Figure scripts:
★ ★ ★ ★ ★ ★ ★

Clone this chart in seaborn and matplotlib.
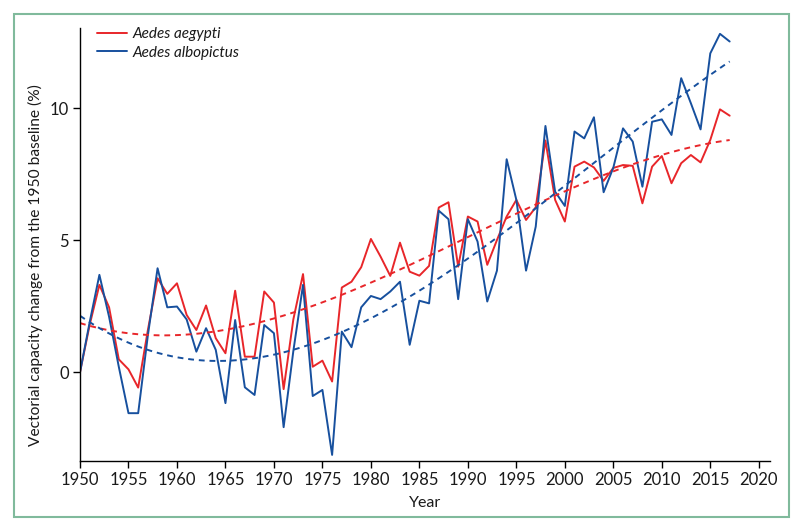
import numpy as np
import pandas as pd
import matplotlib
matplotlib.use("Agg")
import matplotlib.pyplot as plt
import seaborn as sns
from matplotlib.patches import Rectangle

years = list(range(1950, 2018))

aegypti = [0, 1.8, 3.31, 2.46, 0.49, 0.11, -0.58, 1.6, 3.56, 2.97,
           3.37, 2.17, 1.6, 2.53, 1.29, 0.72, 3.09, 0.59, 0.59, 3.06,
           2.64, -0.64, 2.0, 3.72, 0.21, 0.44, -0.35, 3.21, 3.43, 3.98,
           5.05, 4.38, 3.65, 4.91, 3.81, 3.66, 4.03, 6.24, 6.44, 4.0,
           5.9, 5.71, 4.07, 5.01, 5.9, 6.53, 5.77, 6.25, 8.78, 6.53,
           5.71, 7.79, 7.98, 7.76, 7.25, 7.74, 7.85, 7.82, 6.4, 7.79,
           8.19, 7.16, 7.92, 8.23, 7.95, 8.8, 9.96, 9.72]

albopictus = [0, 1.9, 3.69, 2.1, 0.21, -1.55, -1.55, 1.4, 3.94, 2.46,
              2.49, 2.0, 0.78, 1.67, 0.85, -1.17, 1.98, -0.57, -0.86, 1.79,
              1.48, -2.08, 0.8, 3.31, -0.9, -0.67, -3.13, 1.54, 0.95, 2.46,
              2.89, 2.77, 3.06, 3.43, 1.04, 2.71, 2.61, 6.12, 5.8, 2.77,
              5.8, 4.95, 2.68, 3.85, 8.07, 6.53, 3.85, 5.52, 9.33, 6.84,
              6.3, 9.12, 8.86, 9.66, 6.82, 7.75, 9.24, 8.74, 7.03, 9.49,
              9.58, 8.99, 11.14, 10.19, 9.2, 12.08, 12.82, 12.53]

x_ticks = list(range(1950, 2021, 5))
y_ticks = [0, 5, 10]

sns.set_style("ticks")
plt.rcParams['font.family'] = ['Lato', 'DejaVu Sans']

red = '#e8262a'
blue = '#17509e'
txt = '#1a1a1a'

df = pd.DataFrame({'Year': years + years,
                   'value': aegypti + albopictus,
                   'species': ['Aedes aegypti'] * len(years) + ['Aedes albopictus'] * len(years)})

fig = plt.figure(figsize=(8, 5.31), dpi=100)
ax = fig.add_axes([0.1, 0.1324, 0.863, 0.8143])

sns.lineplot(data=df, x='Year', y='value', hue='species',
             palette=[red, blue], linewidth=1.4, ax=ax)

# polynomial trends
sns.regplot(x=years, y=aegypti, order=3, ci=None, scatter=False, ax=ax,
            line_kws=dict(color=red, linestyle=(0, (3, 2.5)), linewidth=1.4))
sns.regplot(x=years, y=albopictus, order=3, ci=None, scatter=False, ax=ax,
            line_kws=dict(color=blue, linestyle=(0, (3, 2.5)), linewidth=1.4))

ax.set_xlim(1950, 2021.2)
ax.set_ylim(-3.35, 13.03)
ax.set_xticks(x_ticks)
ax.set_yticks(y_ticks)
ax.tick_params(labelsize=12, length=5, width=1, color='black', labelcolor=txt, pad=3)
for s in ['top', 'right']:
    ax.spines[s].set_visible(False)
for s in ['left', 'bottom']:
    ax.spines[s].set_color('black')
    ax.spines[s].set_linewidth(1)
ax.set_xlabel('Year', fontsize=11.5, color=txt)
ax.set_ylabel('Vectorial capacity change from the 1950 baseline (%)', fontsize=11.2, color=txt)
ax.yaxis.set_label_coords(-0.054, 0.453)
ax.xaxis.set_label_coords(0.5, -0.082)

leg = ax.legend(loc='upper left', bbox_to_anchor=(0.004, 1.035), frameon=False,
                handlelength=2.0, fontsize=11, labelspacing=0.3, handletextpad=0.35)
for t in leg.get_texts():
    t.set_fontstyle('italic')
    t.set_color(txt)

fig.patches.append(Rectangle((0.0175, 0.026), 0.969, 0.948, transform=fig.transFigure,
                             fill=False, edgecolor='#80ba9c', linewidth=1.5))

fig.savefig('out.png', dpi=100)
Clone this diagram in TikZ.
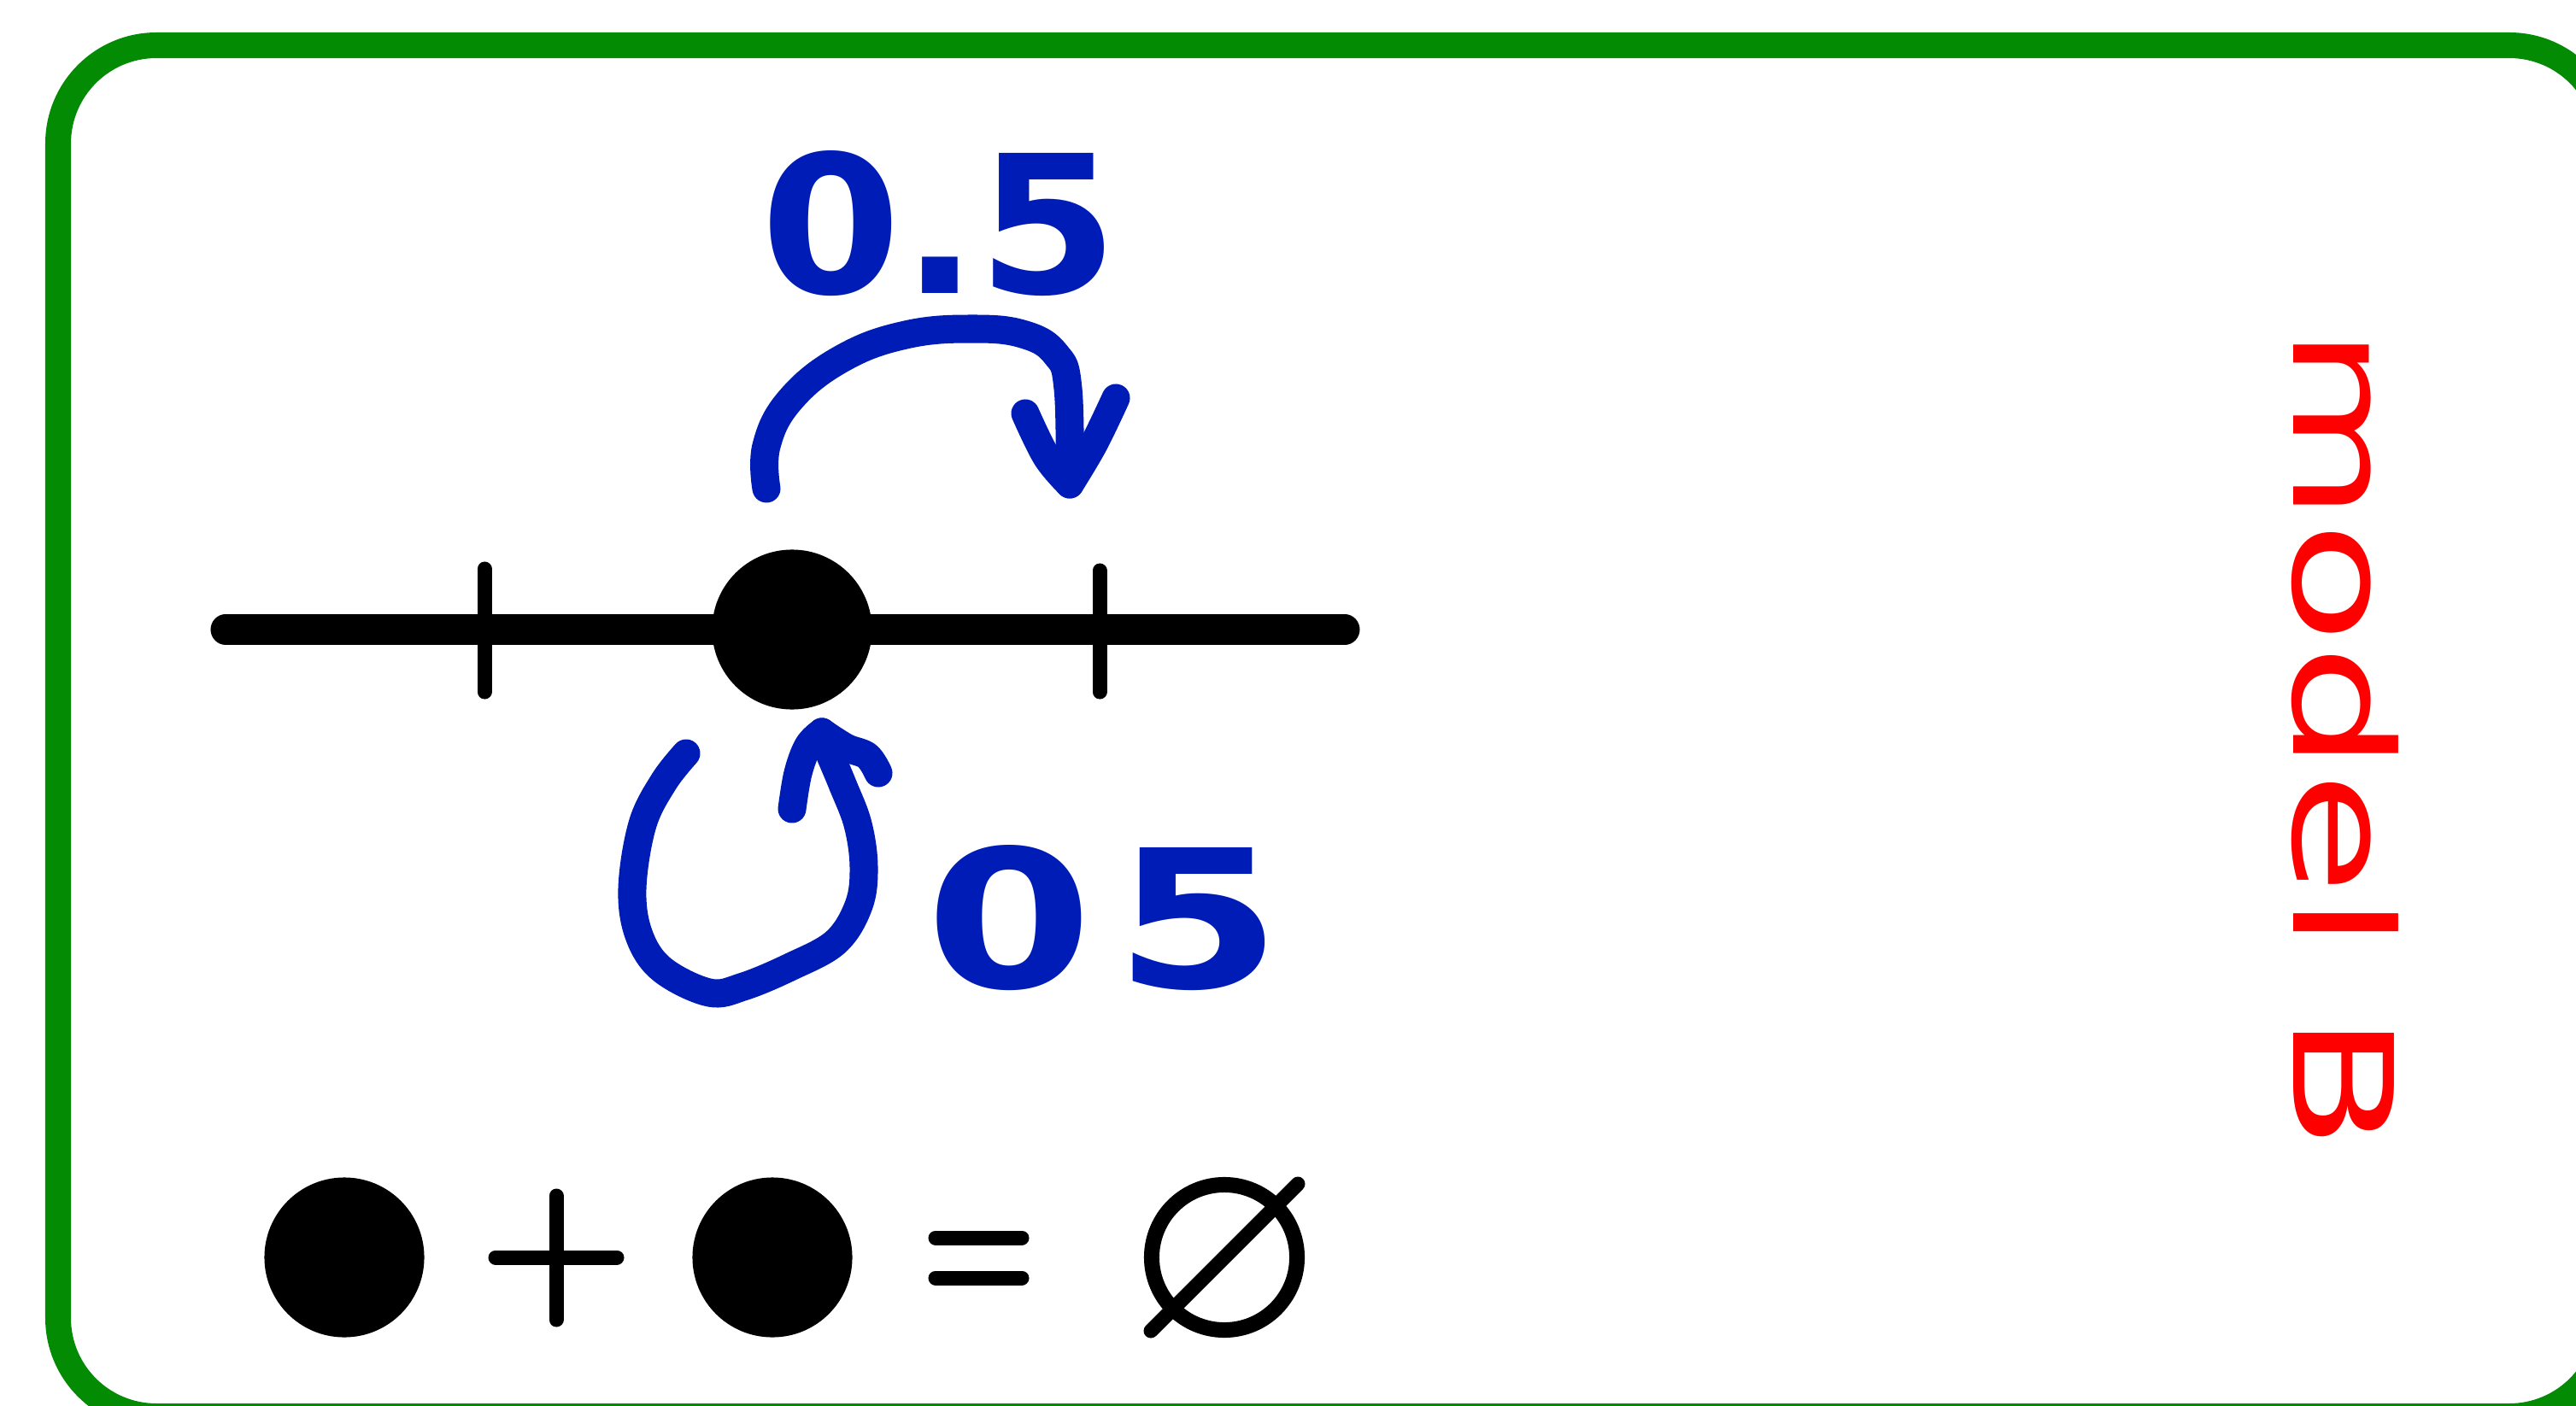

★ ★ ★ ★ ★ ★ ★

Reproduce the material above from its first line through the line containing "years = list(range(1950, 2018))", both ends included, and skip every picture.

Clone this chart in seaborn and matplotlib.
import numpy as np
import pandas as pd
import matplotlib
matplotlib.use("Agg")
import matplotlib.pyplot as plt
import seaborn as sns
from matplotlib.patches import Rectangle

years = list(range(1950, 2018))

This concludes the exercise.